(TibetanReview.net, Jan06’26) – China said Jan 6 that its local government in Tibet autonomous region’s efforts to build a modern transportation network had brought the total length of highways in it open to traffic to 125,200 kilometres by the end of 2025. China’s road building in Tibet is more than anything else strategic – for strengthening control over a restive region, border militarisation, opening up mines located in remote hitherto inaccessible areas, and for furthering its Sinicization drive.
While China’s official chinadaily.com.cn cited this as improvement in safety and public transport, road building in Tibet is much more than that.

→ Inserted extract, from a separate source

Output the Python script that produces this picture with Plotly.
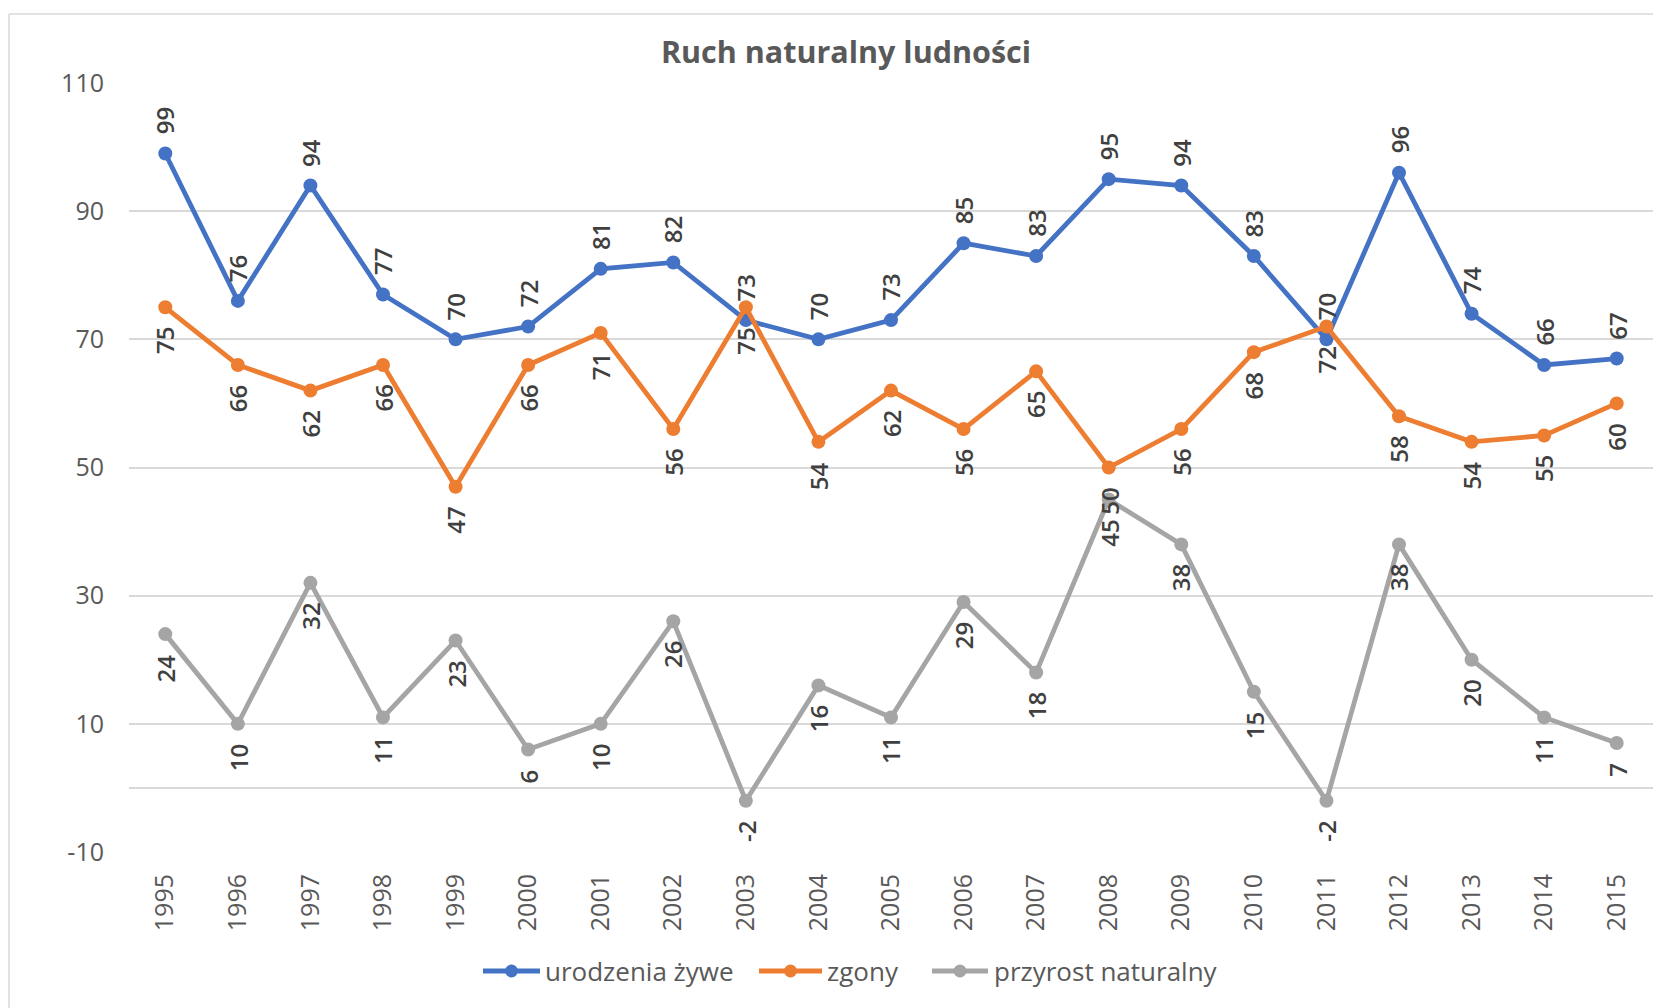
import plotly.graph_objects as go

# ---- data ----
years = ["1995", "1996", "1997", "1998", "1999", "2000", "2001", "2002", "2003", "2004",
         "2005", "2006", "2007", "2008", "2009", "2010", "2011", "2012", "2013", "2014", "2015"]
urodzenia = [99, 76, 94, 77, 70, 72, 81, 82, 73, 70, 73, 85, 83, 95, 94, 83, 70, 96, 74, 66, 67]
zgony = [75, 66, 62, 66, 47, 66, 71, 56, 75, 54, 62, 56, 65, 50, 56, 68, 72, 58, 54, 55, 60]
przyrost = [24, 10, 32, 11, 23, 6, 10, 26, -2, 16, 11, 29, 18, 45, 38, 15, -2, 38, 20, 11, 7]
y_ticks = [-10, 10, 30, 50, 70, 90, 110]
series_names = ["urodzenia żywe", "zgony", "przyrost naturalny"]

# ---- style ----
W, H = 1653, 1008
ML, MR, MT, MB = 129, 0, 83, 156
FONT = "Open Sans"
colors = ["#4472C4", "#ED7D31", "#A5A5A5"]
pw = W - ML - MR
ph = H - MT - MB


def px_to_paper_x(px):
    return (px - ML) / pw


def px_to_paper_y(py):
    return (H - MB - py) / ph


fig = go.Figure()
for name, vals, col in zip(series_names, [urodzenia, zgony, przyrost], colors):
    fig.add_trace(go.Scatter(
        x=years, y=vals, name=name, mode="lines+markers",
        line=dict(color=col, width=4.8),
        marker=dict(color=col, size=14),
        hoverinfo="x+y+name", showlegend=False,
    ))

annotations = []
for i, vals in enumerate([urodzenia, zgony, przyrost]):
    above = (i == 0)
    for j, v in enumerate(vals):
        annotations.append(dict(
            x=j, y=v, xref="x", yref="y", text=str(v), showarrow=False,
            textangle=-90,
            xanchor="center",
            yanchor="bottom" if above else "top",
            yshift=17 if above else -18,
            font=dict(family=FONT, size=24, color="#404040", weight=600),
        ))

shapes = []
# outer chart border (left and top edges visible)
bx0 = px_to_paper_x(9)
by1 = px_to_paper_y(14)
shapes.append(dict(type="line", xref="paper", yref="paper", x0=bx0, x1=bx0, y0=by1, y1=-0.3,
                   line=dict(color="#d9d9d9", width=1.5), layer="below"))
shapes.append(dict(type="line", xref="paper", yref="paper", x0=bx0, x1=1.05, y0=by1, y1=by1,
                   line=dict(color="#d9d9d9", width=1.5), layer="below"))

# custom legend (pixel positions of each item: line start, line end, text start)
legend_items = [(483, 540, 543), (759, 822, 825), (932, 988, 992)]
leg_y = px_to_paper_y(971)
for (x0, x1, xt), name, col in zip(legend_items, series_names, colors):
    shapes.append(dict(type="line", xref="paper", yref="paper",
                       x0=px_to_paper_x(x0), x1=px_to_paper_x(x1), y0=leg_y, y1=leg_y,
                       line=dict(color=col, width=4.8)))
    shapes.append(dict(type="circle", xref="paper", yref="paper",
                       xsizemode="pixel", ysizemode="pixel",
                       xanchor=px_to_paper_x((x0 + x1) / 2), yanchor=leg_y,
                       x0=-6.5, x1=6.5, y0=-6.5, y1=6.5,
                       fillcolor=col, line=dict(color=col, width=0)))
    annotations.append(dict(x=px_to_paper_x(xt), y=leg_y, xref="paper", yref="paper",
                            text=name, showarrow=False, xanchor="left", yanchor="middle",
                            font=dict(family=FONT, size=26, color="#595959")))

fig.update_layout(
    width=W, height=H,
    margin=dict(l=ML, r=MR, t=MT, b=MB, pad=0),
    paper_bgcolor="white", plot_bgcolor="white",
    title=dict(text="Ruch naturalny ludności", x=846 / W, xanchor="center",
               y=1 - 52 / H, yanchor="middle",
               font=dict(family=FONT, size=30.5, color="#595959", weight=700)),
    showlegend=False,
    xaxis=dict(type="category", range=[-0.5, len(years) - 0.5], showgrid=False,
               tickangle=-90, ticks="", showline=False, zeroline=False,
               tickfont=dict(family=FONT, size=25, color="#595959"),
               ticklabelstandoff=16),
    yaxis=dict(range=[-10, 110], tickvals=y_ticks, ticktext=[str(t) for t in y_ticks],
               showgrid=True, gridcolor="#d9d9d9", gridwidth=1.5,
               zeroline=True, zerolinecolor="#d9d9d9", zerolinewidth=1.5,
               showline=False, ticks="",
               tickfont=dict(family=FONT, size=25, color="#595959"),
               ticklabelstandoff=24),
    annotations=annotations,
    shapes=shapes,
    font=dict(family=FONT),
)

fig.write_html("out.html", config={"displayModeBar": False},
               post_script="document.body.style.margin='0';document.body.style.overflow='hidden';")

It is highly strategic, opening up the region’s vast and often critically important mineral resources for exploitation and transport to China, for maintaining iron-fist control over a restive region, and asserting dominance over Tibet by engaging in territorial disputes with its neighbouring countries.
Citing data released by the regional transport authority on Jan 1, the report said the region carried out 167 rural road construction projects in 2025. These projects provide hard-surfaced road access to 14 towns and 231 administrative villages, raising the road accessibility rate to 100% and 92.48%, respectively.
Much of China’s recently discovered rare earth minerals are located in remote, hitherto inaccessible parts of Tibet, so it makes for it to open these up for road and railway transport.
The report further said that more than 170 dilapidated rural bridges were renovated during the year, while bus services were extended to 28 additional villages. As a result, bus connectivity is now in place in 623 towns and 3,902 administrative villages across the region.
While this may seem to be designed especially to benefit the local Tibetans, let’s not forget that China is encouraging ethnic Chinese to settle in Tibet in large numbers across its length and breadth, including in the newly established border towns, so as to Sinicize the region and thereby strengthen security.
Given this context, the report said that in total, 6,595 kilometres of rural roads were built or upgraded in 2025, bringing the region’s overall rural road network to 94,400 kilometres.
Road buildings were the first major projects undertaken by China even as it was in the process of launching its armed invasion of Tibet, beginning with the Sichuan-Tibet Highway, whose construction it began in 1950 and completed in Dec 1954. It connected Chengdu, capital of Sichuan province, to Tibet’s capital Lhasa, marking the end of Tibet’s isolation from modern highways and facilitating China’s control.
The construction effort involved around 110,000 people and became one of the world’s most challenging roads due to extreme terrain, permafrost, and landslide zones.
Alongside it, the Qinghai-Tibet Highway was also built, formally linking up in Lhasa in May 1954.